Wolff-Parkinson White Syndrome - Catheter Ablation [posted 7/27/98]
Answer: This procedure has been available about 10 years or so after pioneering work at the University of Michigan. There are many physicians who perform this procedure, but if it were me, I would go to one of the national specialists (assuming your health insurance will allow you) unless your physician has done over 100 or so. The risk is that you will damage the conduction system of the heart and need a pacemaker. Initially, there were also times that patients had damage to the heart muscle itself, including a couple of holes. This doesn't occur any more since the procedure has been perfected, but is still a risk. Basically a catheter is placed next to the accessory pathway responsible for WPW and radio frequency waves damage/kill the tissue so that it doesn't function.

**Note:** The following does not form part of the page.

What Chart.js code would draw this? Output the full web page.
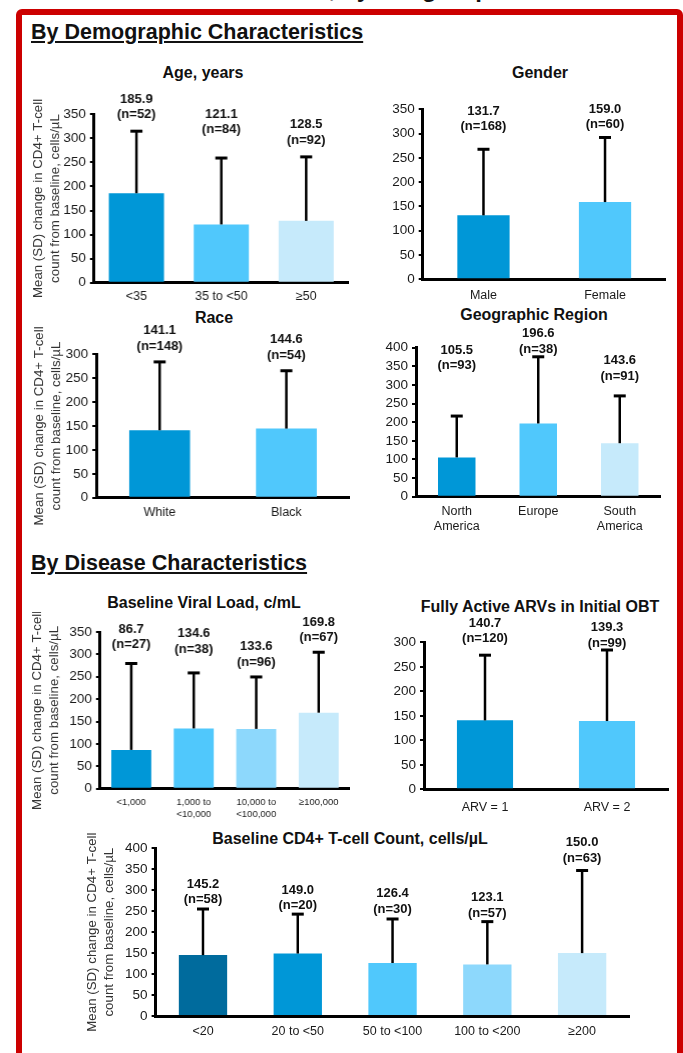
<!DOCTYPE html>
<html>
<head>
<meta charset="utf-8">
<script src="https://cdn.jsdelivr.net/npm/chart.js@4.4.1/dist/chart.umd.min.js"></script>
<style>
  body { margin: 0; background: #fff; }
  #page { position: relative; width: 683px; height: 1053px; overflow: hidden; font-family: 'Liberation Sans', Arial, sans-serif; color: #111; }
  .frame { position: absolute; left: 16px; top: 9px; width: 667px; height: 1100px; box-sizing: border-box; border: 6px solid #cc0000; border-radius: 6px; }
  .cut { position: absolute; right: 193px; top: -23px; font-size: 24px; line-height: 24px; font-weight: bold; white-space: nowrap; }
  .section { position: absolute; left: 31px; font-size: 21.5px; line-height: 21px; font-weight: bold; text-decoration: underline; }
  .ptitle { position: absolute; width: 320px; text-align: center; font-size: 16px; line-height: 16px; font-weight: bold; white-space: nowrap; }
  .panel { position: absolute; }
</style>
</head>
<body>
<div id="page">
  <div class="frame"></div>
  <div class="cut">Mean CD4+ T-cell Count, by Subgroup</div>

  <div class="section" style="top:21.5px">By Demographic Characteristics</div>
  <div class="ptitle" style="left:43px; top:65px">Age, years</div>
  <div class="ptitle" style="left:380px; top:65px">Gender</div>
  <div class="ptitle" style="left:54px; top:310px">Race</div>
  <div class="ptitle" style="left:374px; top:307px">Geographic Region</div>

  <div class="section" style="top:553px">By Disease Characteristics</div>
  <div class="ptitle" style="left:44px; top:595px">Baseline Viral Load, c/mL</div>
  <div class="ptitle" style="left:380px; top:599px">Fully Active ARVs in Initial OBT</div>
  <div class="ptitle" style="left:150px; top:831px; width:400px">Baseline CD4+ T-cell Count, cells/µL</div>

  <div class="panel" id="age"><canvas></canvas></div>
  <div class="panel" id="gender"><canvas></canvas></div>
  <div class="panel" id="race"><canvas></canvas></div>
  <div class="panel" id="region"><canvas></canvas></div>
  <div class="panel" id="viral"><canvas></canvas></div>
  <div class="panel" id="arv"><canvas></canvas></div>
  <div class="panel" id="cd4"><canvas></canvas></div>
</div>

<script>
// Data (mean, SD, n per subgroup)
const ageLabels = ['<35', '35 to <50', '≥50'];
const ageMeans = [185.9, 121.1, 128.5];
const ageSD = [129, 138, 133];
const ageN = [52, 84, 92];

const genderLabels = ['Male', 'Female'];
const genderMeans = [131.7, 159.0];
const genderSD = [136, 133];
const genderN = [168, 60];

const raceLabels = ['White', 'Black'];
const raceMeans = [141.1, 144.6];
const raceSD = [143, 121];
const raceN = [148, 54];

const regionLabels = [['North', 'America'], 'Europe', ['South', 'America']];
const regionMeans = [105.5, 196.6, 143.6];
const regionSD = [111, 179, 127];
const regionN = [93, 38, 91];

const viralLabels = ['<1,000', ['1,000 to', '<10,000'], ['10,000 to', '<100,000'], '≥100,000'];
const viralMeans = [86.7, 134.6, 133.6, 169.8];
const viralSD = [193, 124, 116, 135];
const viralN = [27, 38, 96, 67];

const arvLabels = ['ARV = 1', 'ARV = 2'];
const arvMeans = [140.7, 139.3];
const arvSD = [133, 145];
const arvN = [120, 99];

const cd4Labels = ['<20', '20 to <50', '50 to <100', '100 to <200', '≥200'];
const cd4Means = [145.2, 149.0, 126.4, 123.1, 150.0];
const cd4SD = [110, 94, 105, 102, 197];
const cd4N = [58, 20, 30, 57, 63];

const yTitle = ['Mean (SD) change in CD4+ T-cell', 'count from baseline, cells/µL'];

const NAVY = '#006b9d';
const BLUE = '#0097d7';
const SKY = '#50c8fc';
const LIGHT = '#8dd8fc';
const PALE = '#c6eafb';

Chart.defaults.font.family = "'Liberation Sans', Arial, sans-serif";
Chart.defaults.color = '#1a1a1a';

// error bar (upper half only) + "mean / (n=..)" labels above it
const errorBarsAndLabels = {
    id: 'errorBarsAndLabels',
    afterDatasetsDraw(chart, args, opts) {
        const ctx = chart.ctx;
        const y = chart.scales.y;
        const values = chart.data.datasets[0].data;
        chart.getDatasetMeta(0).data.forEach((bar, i) => {
            const top = y.getPixelForValue(values[i] + opts.sd[i]);
            ctx.save();
            ctx.strokeStyle = '#000';
            ctx.lineWidth = 2.5;
            ctx.beginPath();
            ctx.moveTo(bar.x, bar.y);
            ctx.lineTo(bar.x, top);
            ctx.stroke();
            ctx.lineWidth = 3;
            ctx.beginPath();
            ctx.moveTo(bar.x - 6, top);
            ctx.lineTo(bar.x + 6, top);
            ctx.stroke();

            ctx.fillStyle = '#111';
            ctx.font = "bold 13px 'Liberation Sans', Arial, sans-serif";
            ctx.textAlign = 'center';
            ctx.textBaseline = 'alphabetic';
            const base = top - opts.gaps[i];
            ctx.fillText('(n=' + opts.n[i] + ')', bar.x, base);
            ctx.fillText(values[i].toFixed(1), bar.x, base - 15.5);
            ctx.restore();
        });
    }
};

const panels = [
    { id: 'age', labels: ageLabels, means: ageMeans, sd: ageSD, n: ageN, max: 350,
      colors: [BLUE, SKY, PALE], bar: 0.65, showTitle: true, xFont: 12.5, xPad: 7, xLH: 1.15,
      area: { l: 94.2, t: 114.3, r: 348, b: 282.7 }, box: { l: 30.4, t: 86, r: 354, b: 312 },
      gaps: [13, 25, 13] },
    { id: 'gender', labels: genderLabels, means: genderMeans, sd: genderSD, n: genderN, max: 350,
      colors: [BLUE, SKY], bar: 0.43, showTitle: false, xFont: 12.5, xPad: 9, xLH: 1.15,
      area: { l: 422.7, t: 109.3, r: 665.8, b: 279.3 }, box: { l: 380, t: 86, r: 671, b: 306 },
      gaps: [19, 9] },
    { id: 'race', labels: raceLabels, means: raceMeans, sd: raceSD, n: raceN, max: 300,
      colors: [BLUE, SKY], bar: 0.48, showTitle: true, xFont: 12.5, xPad: 8, xLH: 1.15,
      area: { l: 96.4, t: 354.3, r: 349, b: 497.7 }, box: { l: 31.3, t: 322, r: 355, b: 526 },
      gaps: [12, 12] },
    { id: 'region', labels: regionLabels, means: regionMeans, sd: regionSD, n: regionN, max: 400,
      colors: [BLUE, SKY, PALE], bar: 0.46, showTitle: false, xFont: 12.5, xPad: 8, xLH: 1.15,
      area: { l: 416, t: 347.7, r: 660.5, b: 496.7 }, box: { l: 375, t: 318, r: 667, b: 540 },
      gaps: [47, 4, 16] },
    { id: 'viral', labels: viralLabels, means: viralMeans, sd: viralSD, n: viralN, max: 350,
      colors: [BLUE, SKY, LIGHT, PALE], bar: 0.64, showTitle: true, xFont: 9.5, xPad: 7, xLH: 1.33,
      area: { l: 99.9, t: 632, r: 349, b: 788.7 }, box: { l: 29.1, t: 612, r: 355, b: 826 },
      gaps: [15, 20, 11, 11] },
    { id: 'arv', labels: arvLabels, means: arvMeans, sd: arvSD, n: arvN, max: 300,
      colors: [BLUE, SKY], bar: 0.46, showTitle: false, xFont: 12.5, xPad: 11, xLH: 1.15,
      area: { l: 424, t: 642.3, r: 668, b: 789.3 }, box: { l: 385, t: 612, r: 674, b: 822 },
      gaps: [13, 3] },
    { id: 'cd4', labels: cd4Labels, means: cd4Means, sd: cd4SD, n: cd4N, max: 400,
      colors: [NAVY, BLUE, SKY, LIGHT, PALE], bar: 0.51, showTitle: true, xFont: 12.5, xPad: 8, xLH: 1.15,
      area: { l: 155.5, t: 848.3, r: 629.4, b: 1016 }, box: { l: 83.9, t: 826, r: 640, b: 1053 },
      gaps: [6, 5, 6, 5, 9] }
];

panels.forEach(p => {
    const wrap = document.getElementById(p.id);
    wrap.style.left = p.box.l + 'px';
    wrap.style.top = p.box.t + 'px';
    wrap.style.width = (p.box.r - p.box.l) + 'px';
    wrap.style.height = (p.box.b - p.box.t) + 'px';

    const yWidth = p.area.l - p.box.l;
    const xHeight = p.box.b - p.area.b;

    new Chart(wrap.querySelector('canvas'), {
        type: 'bar',
        data: {
            labels: p.labels,
            datasets: [{
                data: p.means,
                backgroundColor: p.colors,
                borderWidth: 0,
                categoryPercentage: 1,
                barPercentage: p.bar
            }]
        },
        options: {
            responsive: true,
            maintainAspectRatio: false,
            animation: false,
            layout: { padding: { left: 0, top: p.area.t - p.box.t, right: p.box.r - p.area.r, bottom: 0 } },
            plugins: {
                legend: { display: false },
                tooltip: { enabled: false },
                title: { display: false },
                errorBarsAndLabels: { sd: p.sd, n: p.n, gaps: p.gaps }
            },
            scales: {
                x: {
                    grid: { display: false, drawTicks: false },
                    border: { display: true, color: '#000', width: 3 },
                    ticks: { color: '#1a1a1a', font: { size: p.xFont, lineHeight: p.xLH }, padding: p.xPad, maxRotation: 0, autoSkip: false },
                    afterFit: s => { s.height = xHeight; }
                },
                y: {
                    min: 0,
                    max: p.max,
                    ticks: { stepSize: 50, autoSkip: false, color: '#1a1a1a', font: { size: 13.5 }, padding: 4 },
                    grid: { display: true, drawOnChartArea: false, drawTicks: true, tickLength: 4, color: '#000', lineWidth: 2 },
                    border: { display: true, color: '#000', width: 3 },
                    title: { display: p.showTitle, text: yTitle, color: '#333', font: { size: 13.3, lineHeight: 1.25 }, padding: 0 },
                    afterFit: s => { s.width = yWidth; }
                }
            }
        },
        plugins: [errorBarsAndLabels]
    });
});
</script>
</body>
</html>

I have had about 4 patients receive the procedure and it seems quite effective. Some still have arrhythmias - different and easier to control than before. As to alternatives, it depends on how often and how severe your symptoms are. If the medications completely control the symptoms, watching might be an alternative. However, you are very young and this will not go away until "fixed". I'd probably recommend the procedure unless you are completely controlled currently, which I doubt or you wouldn't have gotten to an invasive cardiologist. The beta blocker would have little/no effect on a child - at least with current thought. Ask to speak with other patients who have had the procedure with this cardiologist.
Wolfe Parkinsons White Syndrome
Answer: It is an Electrocardiographic syndrome and is congenital in origin.
There is a tract present which enables the impulses from the upper part of the heart
to reach the lower part after by passing the normal impulse tract which can result in very rapid
beating of the heart called an arrhythmia. Catheter ablation is successful in 95% of patients.